# Thread: how to solve this differential equation

1. ## how to solve this differential equation

$F''(\xi)+\frac{\xi}{2}F'(\xi) = F(\xi)$ with boundary conditions:
$F(0)=1, \ \ \ \ F\rightarrow0 \ \ as \ \ \xi\rightarrow\infty$

i got this problem when doing question about diffusion equation. they give the answer :

$F(\xi)=\frac{1}{\sqrt{\pi}}[(1+\frac{1}{2}\xi^{2})\int_{\xi}^{\infty}{e^{-\frac{x^{2}}{4}} dx} -\xi e^{-\frac{\xi^{2}}{4}}]$

but i just dont know how to get that?

2. Originally Posted by szpengchao
$F''(\xi)+\frac{\xi}{2}F'(\xi) = F(\xi)$ with boundary conditions:
$F(0)=1, \ \ \ \ F\rightarrow0 \ \ as \ \ \xi\rightarrow\infty$

i got this problem when doing question about diffusion equation. they give the answer :

$F(\xi)=\frac{1}{\sqrt{\pi}}[(1+\frac{1}{2}\xi^{2})\int_{\xi}^{\infty}{e^{-\frac{x^{2}}{4}} dx} -\xi e^{-\frac{\xi^{2}}{4}}]$

but i just dont know how to get that?

$F (\xi)= \xi^2+2$

so you can use reduction of order $F(\xi) = \left( \xi^2+2 \right) G(\xi)$ to reduce it to first order (which is separable) giving rise to error functions and exponentals.

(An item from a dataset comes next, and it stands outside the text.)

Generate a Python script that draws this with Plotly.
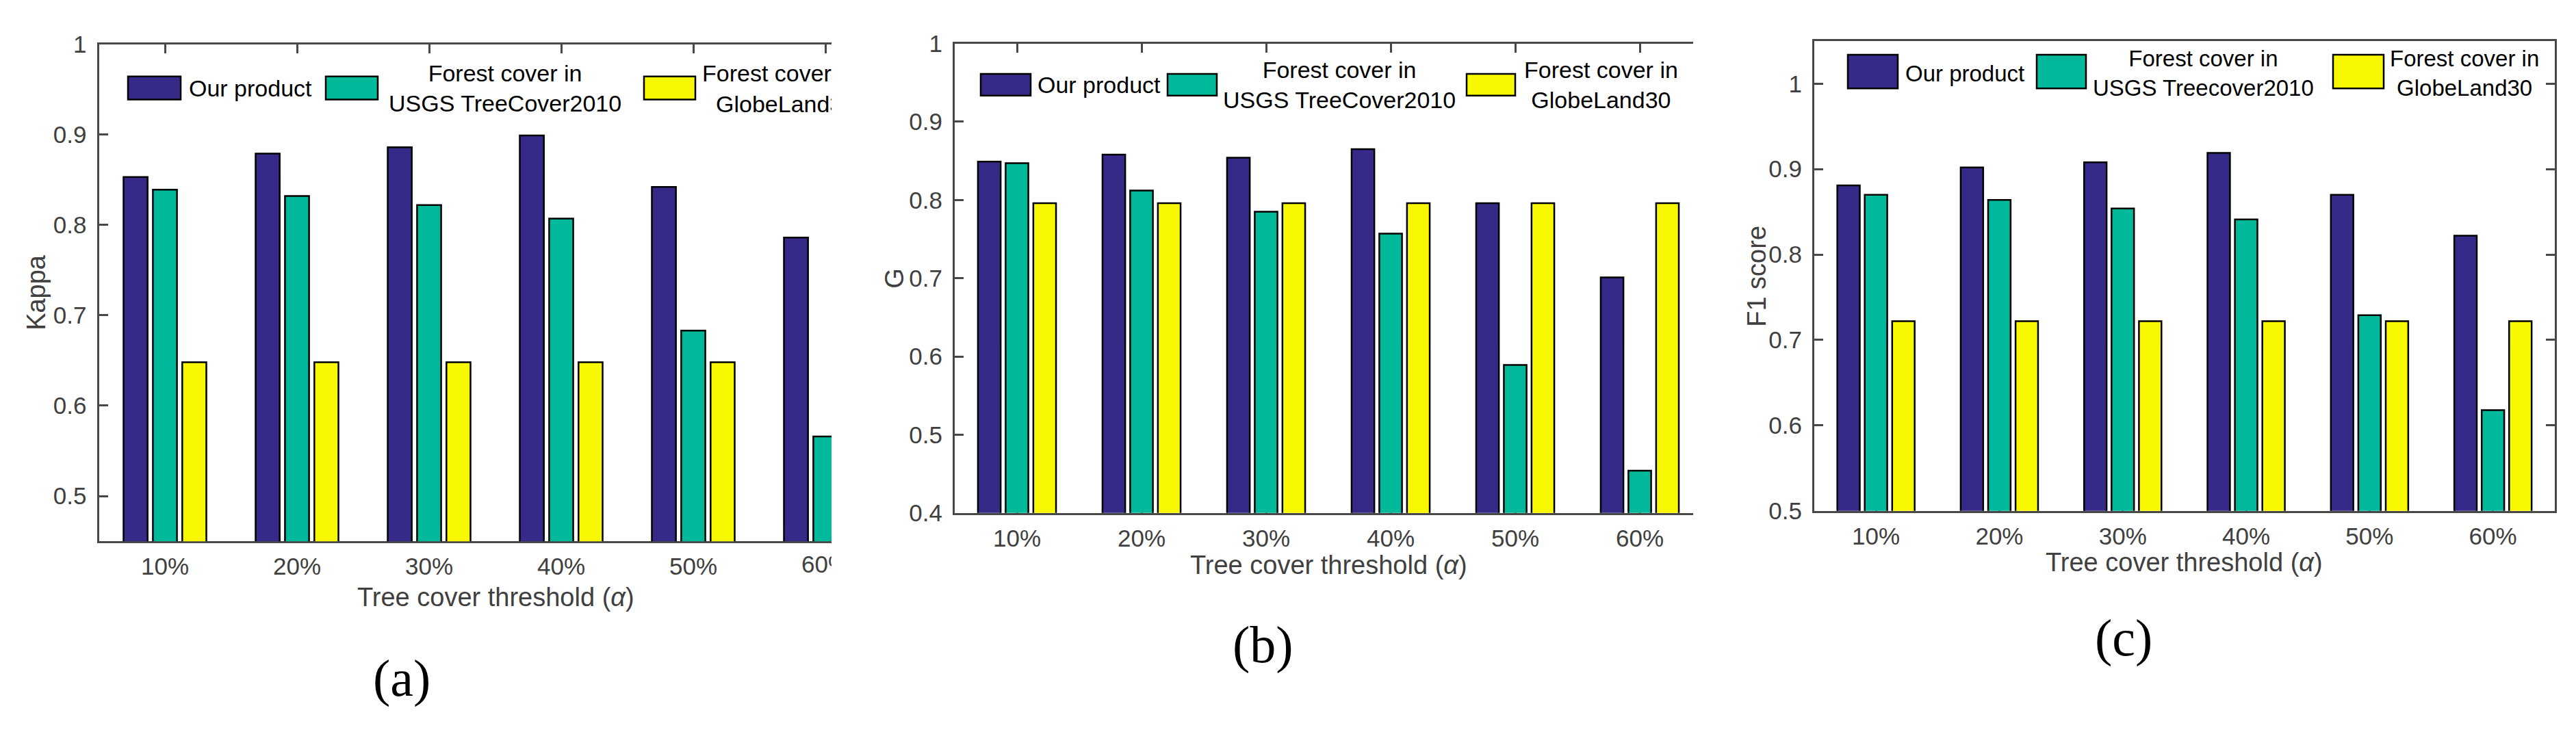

3. Originally Posted by szpengchao
$F''(\xi)+\frac{\xi}{2}F'(\xi) = F(\xi)$ with boundary conditions:
$F(0)=1, \ \ \ \ F\rightarrow0 \ \ as \ \ \xi\rightarrow\infty$

i got this problem when doing question about diffusion equation. they give the answer :

$F(\xi)=\frac{1}{\sqrt{\pi}}[(1+\frac{1}{2}\xi^{2})\int_{\xi}^{\infty}{e^{-\frac{x^{2}}{4}} dx} -\xi e^{-\frac{\xi^{2}}{4}}]$

but i just dont know how to get that?
Use the Laplace transform

4. ## can u make it more clear

Originally Posted by danny arrigo

$F (\xi)= \xi^2+2$

so you can use reduction of order $F(\xi) = \left( \xi^2+2 \right) G(\xi)$ to reduce it to first order (which is separable) giving rise to error functions and exponentals.

can u make it more clear? i still cant get the point

5. Originally Posted by szpengchao
can u make it more clear? i still cant get the point
Sure, if $F = (\xi^2+2)G$ taking derivatives gives

$F' = (\xi^2 + 2) G' + 2 \xi G$
$F'' = (\xi^2 + 2) G'' + 4 \xi G' + 2 G$.

$(\xi^2 + 2) G'' + 4 \xi G' + 2 G + \frac{\xi}{2} \left( (\xi^2 + 2) G' + 2 \xi G \right) - (\xi^2+2)G = 0$

Expanding gives

$(\xi^2+2)G'' + \left(\frac{\xi^3}{2} + 5 \xi \right) G' = 0$

If you let $G' = H$ then

$(\xi^2+2)H' + \left(\frac{\xi^3}{2} + 5 \xi \right) H = 0$

a separable equation for $H$. Separate and integrate, replace H with G' and integrate again.